- Directed by: Otis Blum
- Screenplay by: Otis Blum
- Produced by: Thomas Mahoney;
- Starring: Phil Dunster; Chloe Bennet;
- Production company: Handsome Nation;
- Release date: October 4, 2025 (Boise Film Festival);
- Country: United States
- Language: English

= Hello Out There (film) =

Upcoming American film

Hello Out There is a 2025 comedy drama film written and directed by Otis Blum and starring Phil Dunster and Chloe Bennet.

==Premise==
Two cousins, a journalist and a recently sober musician, begin a mission to Nevada to expose the secrets of Area 51.

==Cast==
- Phil Dunster as Rex
- Chloe Bennet as Minnie
- Jennifer Beals as Judith

==Production==
The film is written and directed by Otis Blum.

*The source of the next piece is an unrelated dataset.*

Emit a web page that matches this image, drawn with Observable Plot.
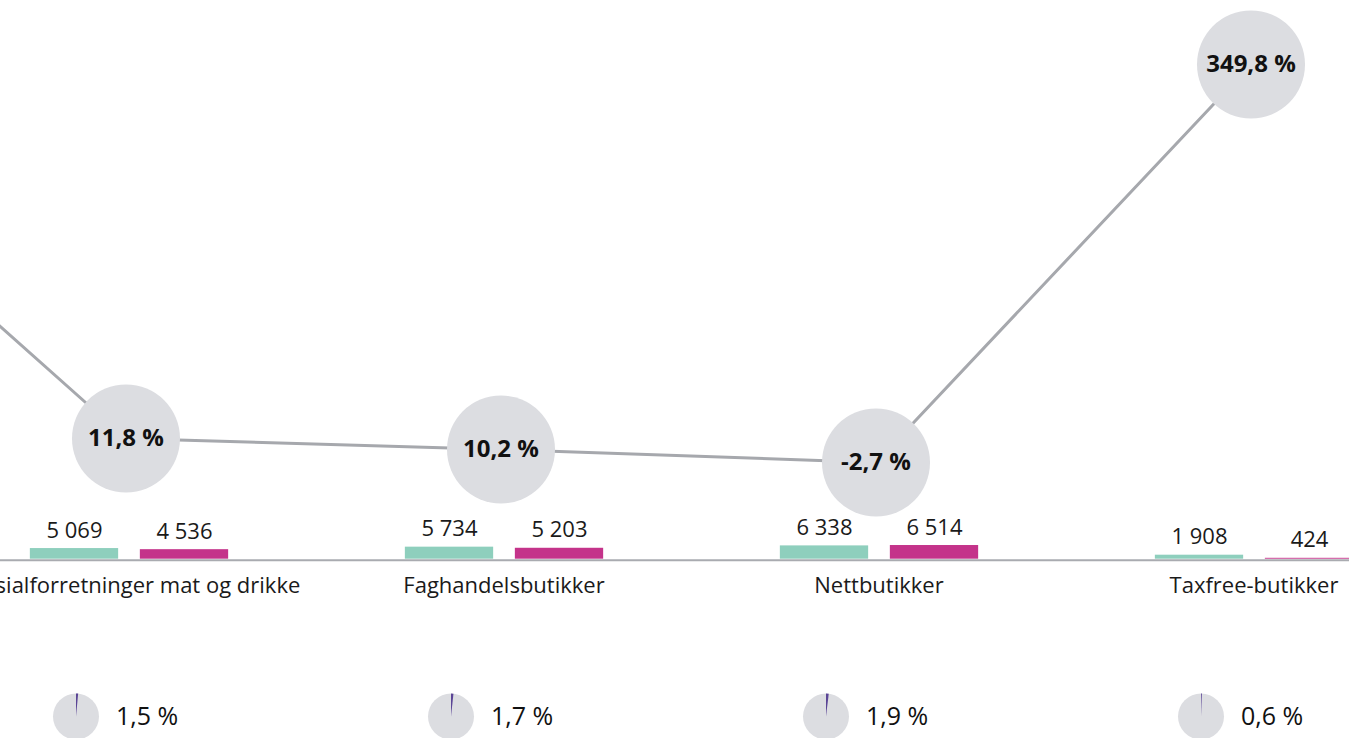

Thomas Mahoney is producer for Handsome Watson, with Purple Intuition providing production services.
Chloe Bennett and Phil Dunster lead the cast which also includes Jennifer Beals.

Principal photography took place in New Mexico with a primarily local New Mexican crew and was completed by September 2024. Filming locations included Albuquerque, Santa Fe, Alamogordo and Roswell.

==Release==
The film premiered at the Boise Film Festival on October 4, 2025.